EXTRACTED MATERIAL
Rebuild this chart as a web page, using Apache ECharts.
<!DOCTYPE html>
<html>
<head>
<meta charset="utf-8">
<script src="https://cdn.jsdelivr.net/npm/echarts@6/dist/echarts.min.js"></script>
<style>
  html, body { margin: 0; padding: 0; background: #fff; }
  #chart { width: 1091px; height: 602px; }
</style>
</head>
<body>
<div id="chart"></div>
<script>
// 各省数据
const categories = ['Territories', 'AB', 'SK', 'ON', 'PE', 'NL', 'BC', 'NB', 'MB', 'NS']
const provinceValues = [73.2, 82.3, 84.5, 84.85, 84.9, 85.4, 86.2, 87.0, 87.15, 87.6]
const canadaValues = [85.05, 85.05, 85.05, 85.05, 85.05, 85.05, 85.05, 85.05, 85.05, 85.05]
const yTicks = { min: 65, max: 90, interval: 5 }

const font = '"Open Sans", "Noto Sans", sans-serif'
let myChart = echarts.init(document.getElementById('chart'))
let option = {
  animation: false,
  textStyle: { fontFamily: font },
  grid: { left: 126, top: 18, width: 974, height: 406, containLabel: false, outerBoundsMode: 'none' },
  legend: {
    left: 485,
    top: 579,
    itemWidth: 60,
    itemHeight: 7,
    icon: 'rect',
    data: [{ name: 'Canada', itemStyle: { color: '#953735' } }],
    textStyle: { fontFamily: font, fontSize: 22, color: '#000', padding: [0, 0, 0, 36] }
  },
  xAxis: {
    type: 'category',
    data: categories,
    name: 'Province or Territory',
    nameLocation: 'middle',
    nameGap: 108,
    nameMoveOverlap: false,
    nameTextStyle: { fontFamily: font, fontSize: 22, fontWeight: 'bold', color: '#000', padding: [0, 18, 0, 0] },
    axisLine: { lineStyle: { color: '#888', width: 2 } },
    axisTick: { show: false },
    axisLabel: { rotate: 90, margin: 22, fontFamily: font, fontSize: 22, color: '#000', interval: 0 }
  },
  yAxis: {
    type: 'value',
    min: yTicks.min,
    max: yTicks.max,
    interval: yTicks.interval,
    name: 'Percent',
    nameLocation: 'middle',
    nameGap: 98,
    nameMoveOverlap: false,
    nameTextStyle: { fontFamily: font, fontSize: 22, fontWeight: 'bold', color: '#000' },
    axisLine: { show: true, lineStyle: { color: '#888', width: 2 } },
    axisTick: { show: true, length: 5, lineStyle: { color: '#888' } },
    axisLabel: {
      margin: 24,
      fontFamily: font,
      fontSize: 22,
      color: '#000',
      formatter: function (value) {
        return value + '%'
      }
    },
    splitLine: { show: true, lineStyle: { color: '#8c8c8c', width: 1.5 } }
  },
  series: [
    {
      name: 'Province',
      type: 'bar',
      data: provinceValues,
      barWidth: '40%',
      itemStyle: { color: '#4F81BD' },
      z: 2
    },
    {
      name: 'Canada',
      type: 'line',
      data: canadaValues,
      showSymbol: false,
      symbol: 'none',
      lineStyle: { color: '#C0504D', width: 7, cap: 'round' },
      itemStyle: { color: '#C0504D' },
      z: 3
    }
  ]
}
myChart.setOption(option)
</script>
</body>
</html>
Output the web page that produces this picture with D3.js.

SET TASK
Each line that holds the word "this" is to be copied.

WRITTEN SOLUTION
Rebuild this chart as a web page, using Apache ECharts.
Output the web page that produces this picture with D3.js.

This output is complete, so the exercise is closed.